My last blog made the case for silence. I argued that silence needs to be more active, more pro-active. Can I now make the case for rebellion? I’m thinking of Extinction Rebellion. Yesterday at the Hay Book Festival I listened to Mike Berners-Lee discussing his new book, ‘There is No Planet B’, and to a panel discussion involving three Extinction Rebellion activists. There’s optimism in the Rebellion ranks, much greater caution from Berners-Lee.
Berners-Lee advises businesses. He’s well aware of the abject failure of the fossil fuel industry to invest more than paltry sums in renewables. But what of the consumer? As the recent Committee on Climate Change Report made clear in its recommendations, changing public behaviour is key to meeting its ‘net zero’ emissions target by 2050.
Individual targets (for example, setting your thermostat in winter at 19 degrees) catch the eye. But far more important is the national mindset. By that I mean the extent to which the public accepts the need for a fundamental and wide-ranging change of attitude, in the way that attitudes to gender and to smoking have changed radically over the last forty years. There is a point where the consensus tips the other way.
Extinction Rebellion I love for its enthusiasm, and self-belief. The Economist sees problems with its ‘inchoate enthusiasm’. It matches another, opposite problem, cynicism. A false opposition in this case, they have this wrong – but they highlight a danger.
I’m on-side, and accept its methods are eyecatching and have helped change the mood and generate debate. But there is, and I’m speaking in the most general of terms, a faith in human goodness, almost a sense of a new age dawning, which takes me back to the 1960s and the Age of Aquarius, Hair and Woodstock. That degenerated into disillusion, cynicism and at worst violence in the 1970s. It took on an overly political ‘them vs us’ aspect and fostered an anti-capitalist agenda. It has been agitating out on the sidelines ever since. Never getting close to the mainstream.
My concern, my interest, has always been how we how we work within existing systems. To effect change, and it could be radical change. But you have to build and maintain consensus if change is to embedded. Obamacare is an example of a battle between an old and new consensus, now being fought through the US courts.
We may sense that opinion on climate is changing, that the consensus is moving toward radical action. But how confident can we be in the age of Trump and Bolsonaro, carbon champions both, that high-minded sentiment will win out over national governments in alliance with big business?
Trump has undermined the Environmental Protection Agency, and is busy signing new executive orders to facilitate the building of pipelines. Brazil’s new president Jair Bolsonaro aims (I quote the New York Times) ‘to open up the rain forest — which has already lost 20 percent of its cover — to new development. …. Satellite data shows that deforestation has grown steadily since his victory in October. In the first month after his election, deforestation increased more than 400 percent, compared to the previous year.’
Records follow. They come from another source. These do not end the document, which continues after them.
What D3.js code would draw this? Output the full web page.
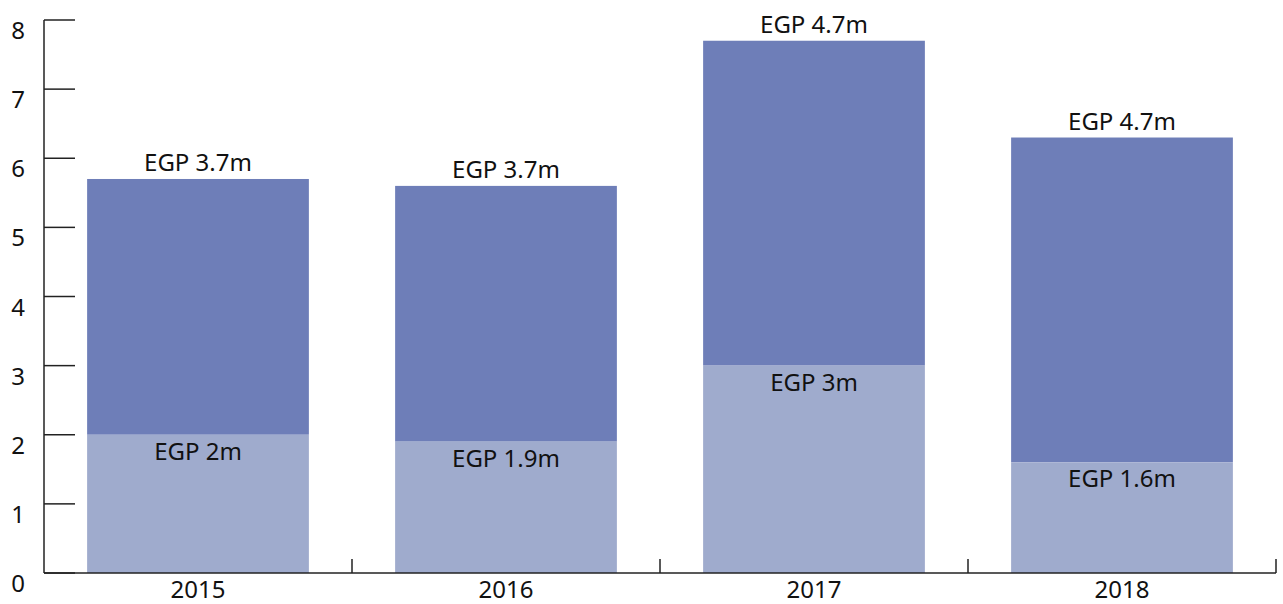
<!DOCTYPE html>
<head>
<meta charset="utf-8">
<script src="https://d3js.org/d3.v7.min.js"></script>
<style>
body { margin: 0; background: #fff; font-family: "Noto Sans", sans-serif; }
svg { display: block; }
.axis line, .axis path { stroke: #222; stroke-width: 1.5px; fill: none; }
text { fill: #111; font-size: 24px; }
</style>
</head>
<body>
<script>
const years = ["2015", "2016", "2017", "2018"];
const baseVals = [2, 1.9, 3, 1.6];
const topVals = [3.7, 3.7, 4.7, 4.7];
const yTicks = [0, 1, 2, 3, 4, 5, 6, 7, 8];

const width = 1283, height = 604;
const plotLeft = 44, plotRight = 1276, plotTop = 20, plotBottom = 573;

const svg = d3.select('body').append('svg')
  .attr('width', width)
  .attr('height', height);

const x = d3.scaleBand()
  .domain(years)
  .range([plotLeft, plotRight])
  .paddingInner(0.28)
  .paddingOuter(0.14);

const y = d3.scaleLinear()
  .domain([0, 8])
  .range([plotBottom, plotTop]);

const step = x.step();

// bars
const g = svg.append('g');
years.forEach((yr, i) => {
  const b = baseVals[i], t = topVals[i];
  g.append('rect')
    .attr('x', x(yr))
    .attr('width', x.bandwidth())
    .attr('y', y(b + t))
    .attr('height', y(b) - y(b + t))
    .attr('fill', '#6e7eb8');
  g.append('rect')
    .attr('x', x(yr))
    .attr('width', x.bandwidth())
    .attr('y', y(b))
    .attr('height', y(0) - y(b))
    .attr('fill', '#9fabcd');
  g.append('text')
    .attr('x', x(yr) + x.bandwidth() / 2)
    .attr('y', y(b + t) - 8)
    .attr('text-anchor', 'middle')
    .text('EGP ' + t + 'm');
  g.append('text')
    .attr('x', x(yr) + x.bandwidth() / 2)
    .attr('y', y(b) + 25)
    .attr('text-anchor', 'middle')
    .text('EGP ' + b + 'm');
});

// y axis
const yAxis = svg.append('g').attr('class', 'axis');
yAxis.append('line')
  .attr('x1', plotLeft).attr('x2', plotLeft)
  .attr('y1', y(8)).attr('y2', y(0));
yTicks.forEach(d => {
  yAxis.append('line')
    .attr('x1', plotLeft).attr('x2', plotLeft + 31)
    .attr('y1', y(d)).attr('y2', y(d));
  yAxis.append('text')
    .attr('x', 25)
    .attr('y', y(d) + 19)
    .attr('text-anchor', 'end')
    .text(d);
});

// x axis
const xAxis = svg.append('g').attr('class', 'axis');
xAxis.append('line')
  .attr('x1', plotLeft).attr('x2', plotRight)
  .attr('y1', plotBottom).attr('y2', plotBottom);
years.forEach((yr, i) => {
  const edge = plotLeft + step * (i + 1);
  xAxis.append('line')
    .attr('x1', edge).attr('x2', edge)
    .attr('y1', plotBottom).attr('y2', plotBottom - 14);
  xAxis.append('text')
    .attr('x', x(yr) + x.bandwidth() / 2)
    .attr('y', plotBottom + 25)
    .attr('text-anchor', 'middle')
    .text(yr);
});
</script>
</body>
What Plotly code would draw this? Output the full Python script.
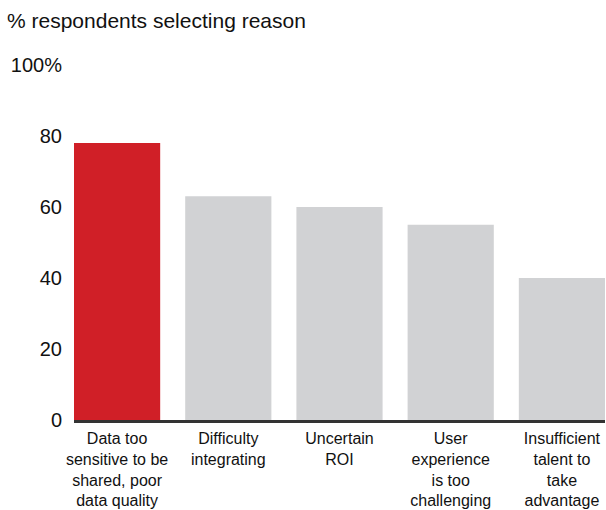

The news from Australia has been equally depressing. The right-wings Liberals were hit hard in the cities but (quoting The Economist) ‘in the end the election was won in Queensland, a state full of marginal constituencies. Global warming is exacerbating its frequent floods and droughts…. But the state’s economy is dependent on exploiting natural resources, notably coal, and many of its voters are wary of environmental regulation.’
Climate is indeed up there as an issue as never before, but the battle lines of old are simply being built higher. The battle is – to win and hold the public consensus.
And that is where Extinction Rebellion might just be different from the old Aquarians. But they should hold to the issue, and avoid adding anti-global or anti-capitalist agendas to the mix. Which won’t be easy. Too wide an anti-establishment agenda and all agendas could be swept aside, climate change among them.
Maybe not surprisingly one of the objections of old-guard journalism, supposedly echoing the views of ordinary people, is that we, we Brits, have nothing to gain by going alone – we will simply be disadvantaged compared to other countries. The argument may be false but it strikes a chord. We also have to deal with market enthusiasts, who may accept that the market needs to be primed a little, or nudged – we can be nudged to insulate our homes, or use less plastic, but that should be the limits of our interventions, The market, it’s argued, is ultimately the best guarantee of effecting environmental change. The fact that it may be far too laggardly doesn’t get mentioned.
Trump and Bolsonaro notwithstanding, climate change now has a wide acceptance as a stark reality. But don’t we have other priorities, more pressing? The effects on us as individuals are minimal… and what, in any event, can we really do? The planet will go its own way. And we won’t, we older folk, be around anyway.
Indifference, ideology, entrenched interests – there is much to rebel against.